### SHORT TASK
Tally the lines containing the word "matplotlib", and report the tally alone.
◆ ◆ ◆ ◆ ◆ ◆ ◆
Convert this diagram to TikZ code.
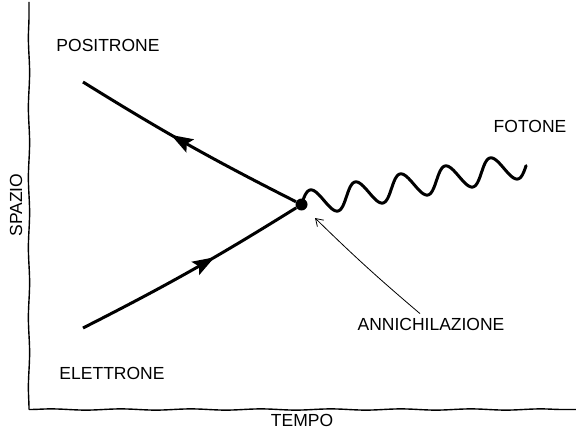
\documentclass[tikz,border=0pt]{standalone}
\usepackage{fontspec}
\setmainfont{Liberation Sans}
\usetikzlibrary{arrows.meta, decorations.pathmorphing, decorations.markings, positioning}

\tikzset{
  axisline/.style={line width=1.4pt, decorate, decoration={snake, amplitude=0.6pt, segment length=70pt}},
  fermion/.style={line width=3pt, postaction={decorate},
    decoration={markings, mark=at position #1 with {\arrow{Stealth[length=22pt, width=15pt, inset=4pt]}}}},
  photon/.style={line width=3pt, line join=round, line cap=round},
  tag/.style={font=\fontsize{17.5}{20}\selectfont, inner sep=0pt},
}

\begin{document}
\begin{tikzpicture}[x=1pt, y=1pt]
\useasboundingbox (0,0) rectangle (576,432);

% axes
\coordinate (origin) at (29,22.5);
\coordinate (ytop) at (29,430);
\coordinate (xend) at (577,22.5);
\draw[axisline] (origin) -- (ytop);
\draw[axisline] (origin) -- (xend);

\begin{scope}[every node/.style={tag}]
    \node (tempo) at (302,12) {TEMPO};
    \node[rotate=90] (spazio) at (16,227) {SPAZIO};
    \node (positrone) at (108,387) {POSITRONE};
    \node (elettrone) at (112,58.5) {ELETTRONE};
    \node (fotone) at (530,305.5) {FOTONE};
    \node (annich) at (431,108) {ANNICHILAZIONE};
\end{scope}

\node[circle, fill, inner sep=0pt, minimum size=12pt] (v) at (301.5,227.5) {};
\coordinate (p) at (83,350);
\coordinate (e) at (83,104);
\coordinate (vtip) at (315,214);

\draw[fermion=0.58] (v) to[bend left=2.5] (p);
\draw[fermion=0.61] (e) to[bend right=2.5] (v);
\draw[photon, shift={(v.center)}] plot[domain=0:1795, samples=220, smooth]
    ({\x/8 - 2.5*sin(\x)}, {0.178*(\x/8 - 2.5*sin(\x)) + 13*sin(\x)});

\draw[line width=0.8pt, -{Straight Barb[length=7pt, width=9pt]}]
    ([xshift=-11pt, yshift=4pt]annich.north) to[bend left=2] (vtip);
\end{tikzpicture}
\end{document}
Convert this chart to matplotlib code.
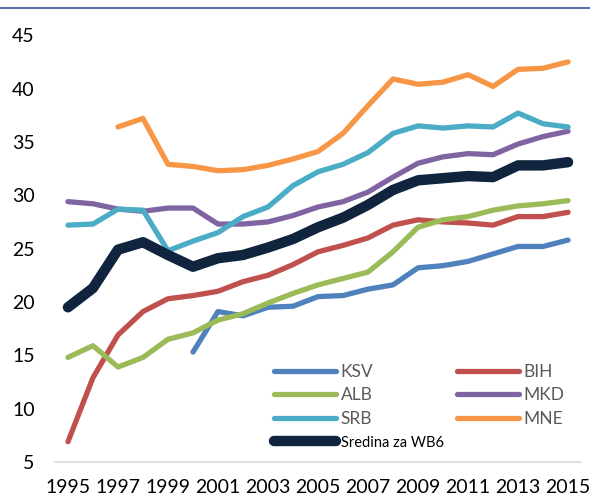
import matplotlib
matplotlib.use("Agg")
import matplotlib.pyplot as plt
from matplotlib.lines import Line2D

plt.rcParams['font.family'] = ['Lato', 'DejaVu Sans']

years = list(range(1995, 2016))

# values (None = no data)
ksv = [None, None, None, None, None, 15.3, 19.1, 18.7, 19.5, 19.6, 20.5,
       20.6, 21.2, 21.6, 23.2, 23.4, 23.8, 24.5, 25.2, 25.2, 25.8]
bih = [6.9, 12.9, 16.9, 19.1, 20.3, 20.6, 21.0, 21.9, 22.5, 23.5, 24.7,
       25.3, 26.0, 27.2, 27.7, 27.5, 27.4, 27.2, 28.0, 28.0, 28.4]
alb = [14.8, 15.9, 13.9, 14.8, 16.5, 17.1, 18.3, 18.9, 19.9, 20.8, 21.6,
       22.2, 22.8, 24.7, 27.0, 27.7, 28.0, 28.6, 29.0, 29.2, 29.5]
mkd = [29.4, 29.2, 28.7, 28.5, 28.8, 28.8, 27.3, 27.3, 27.5, 28.1, 28.9,
       29.4, 30.3, 31.7, 33.0, 33.6, 33.9, 33.8, 34.8, 35.5, 36.0]
srb = [27.2, 27.3, 28.7, 28.6, 24.8, 25.7, 26.5, 28.0, 28.9, 30.9, 32.2,
       32.9, 34.0, 35.8, 36.5, 36.3, 36.5, 36.4, 37.7, 36.7, 36.4]
mne = [None, None, 36.4, 37.2, 32.9, 32.7, 32.3, 32.4, 32.8, 33.4, 34.1,
       35.8, 38.4, 40.9, 40.4, 40.6, 41.3, 40.2, 41.8, 41.9, 42.5]
wb6 = [19.5, 21.3, 24.9, 25.6, 24.4, 23.3, 24.1, 24.4, 25.1, 25.9, 27.0,
       27.9, 29.1, 30.5, 31.4, 31.6, 31.8, 31.7, 32.8, 32.8, 33.1]

series = [
    ("KSV", ksv, "#4F81BD"),
    ("BIH", bih, "#C0504D"),
    ("ALB", alb, "#9BBB59"),
    ("MKD", mkd, "#8064A2"),
    ("SRB", srb, "#4BACC6"),
    ("MNE", mne, "#F79646"),
]

fig = plt.figure(figsize=(5.9, 4.98), dpi=100)
ax = fig.add_axes([0.094, 0.0723, 0.89, 0.857])

lines = {}
for name, vals, col in series:
    xs = [y for y, v in zip(years, vals) if v is not None]
    ys = [v for v in vals if v is not None]
    lines[name], = ax.plot(xs, ys, color=col, lw=3.8, solid_capstyle='round',
                           solid_joinstyle='round', label=name)
lines["WB6"], = ax.plot(years, wb6, color="#10243E", lw=7.5,
                        solid_capstyle='round', solid_joinstyle='round',
                        label="Sredina za WB6")

ax.set_xlim(1994.5, 2015.5)
ax.set_ylim(5, 45)
ax.set_xticks(years[::2])
ax.set_yticks(range(5, 50, 5))
ax.tick_params(length=0, labelsize=14, colors='black')
ax.tick_params(axis='y', pad=15)
ax.tick_params(axis='x', pad=12)
for s in ['top', 'right', 'left']:
    ax.spines[s].set_visible(False)
ax.spines['bottom'].set_color('#D9D9D9')
ax.spines['bottom'].set_linewidth(1.2)

# legend fills column-wise, so order entries to read row-wise like the original
order = ["KSV", "ALB", "SRB", "WB6", "BIH", "MKD", "MNE"]
handles = [lines[k] for k in order]
leg = ax.legend(handles, [h.get_label() for h in handles], ncol=2,
                frameon=False, loc='upper left',
                bbox_to_anchor=(265 / 590, 1 - 355 / 498),
                bbox_transform=fig.transFigure, borderpad=0,
                handlelength=3.6, handletextpad=0.25, columnspacing=0.75,
                labelspacing=0.45, fontsize=12.5)
for t in leg.get_texts():
    t.set_color('#595959')
leg.get_texts()[3].set_color('black')
leg.get_texts()[3].set_fontsize(10.5)

# thin rule along the top edge
fig.add_artist(Line2D([0, 1], [1 - 8 / 498, 1 - 8 / 498],
                      transform=fig.transFigure, color='#2F5597', lw=1.2))

fig.savefig("out.png", dpi=100)
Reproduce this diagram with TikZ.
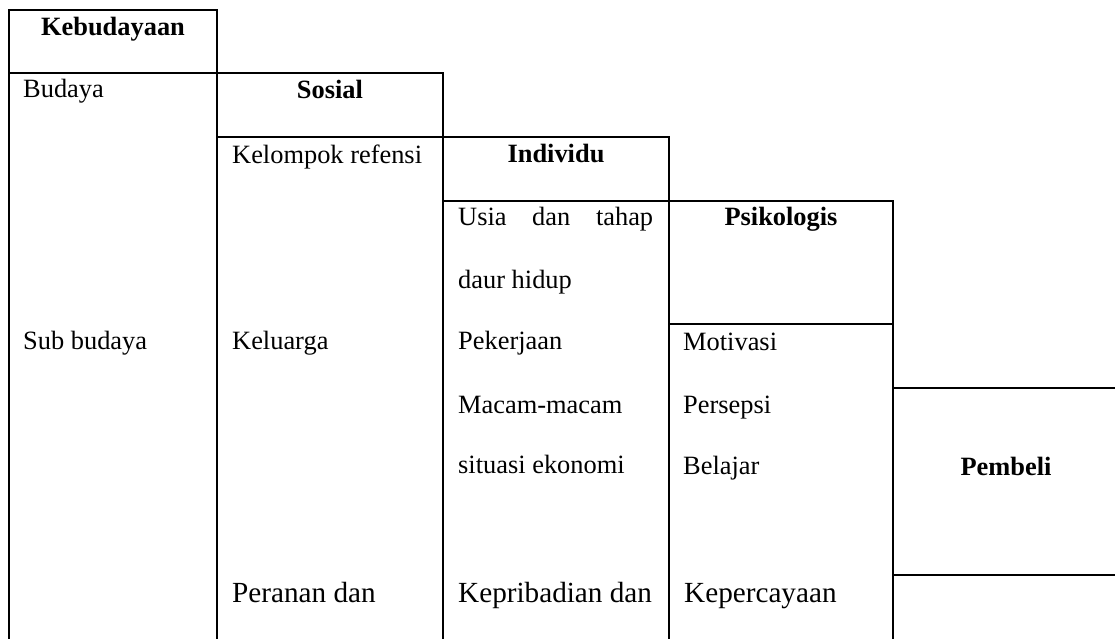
\documentclass[tikz,border=0pt]{standalone}
\usepackage{fontspec}
\setmainfont{Liberation Serif}
\begin{document}
\begin{tikzpicture}[x=1pt,y=-1pt,
  rule/.style={line width=2.6pt, line cap=rect},
  txt/.style={anchor=base west, inner sep=0pt, font=\fontsize{26.4}{30}\selectfont},
  big/.style={anchor=base west, inner sep=0pt, font=\fontsize{29.2}{33}\selectfont},
  head/.style={anchor=base, inner sep=0pt, font=\fontsize{26.4}{30}\selectfont\bfseries}]
\useasboundingbox (0,0) rectangle (1115,639);
% grid lines
\draw[rule] (9,639) -- (9,10) -- (217,10) -- (217,639);
\draw[rule] (9,73) -- (443,73) -- (443,639);
\draw[rule] (217,137) -- (669,137) -- (669,639);
\draw[rule] (443,201) -- (893,201) -- (893,639);
\draw[rule] (669,324) -- (893,324);
\draw[rule] (893,388) -- (1115,388);
\draw[rule] (893,575) -- (1115,575);
% headings
\node[head] (keb) at (113,36) {Kebudayaan};
\node[head] (sos) at (330,99) {Sosial};
\node[head] (ind) at (556,163) {Individu};
\node[head] (psi) at (781,225) {Psikologis};
\node[head] (pem) at (1006,475) {Pembeli};
% column 1
\node[txt] (bud) at (23,98) {Budaya};
\node[txt] (sub) at (23,349) {Sub budaya};
% column 2
\node[txt] (kel) at (232,164) {Kelompok refensi};
\node[txt] (klg) at (232,349) {Keluarga};
\node[big] (per) at (232,602) {Peranan dan};
% column 3
\node[txt] (usi) at (458,225) {\makebox[195pt][s]{Usia dan tahap}};
\node[txt] (dau) at (458,288) {daur hidup};
\node[txt] (pek) at (458,349) {Pekerjaan};
\node[txt] (mac) at (458,413) {Macam-macam};
\node[txt] (sit) at (458,473) {situasi ekonomi};
\node[big] (kep) at (458,602) {Kepribadian dan};
% column 4
\node[txt] (mot) at (683,350) {Motivasi};
\node[txt] (prs) at (683,413) {Persepsi};
\node[txt] (bel) at (683,474) {Belajar};
\node[big] (kpc) at (684,602) {Kepercayaan};
\end{tikzpicture}
\end{document}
◆ ◆ ◆ ◆ ◆ ◆ ◆
### FINISHED EXERCISE
5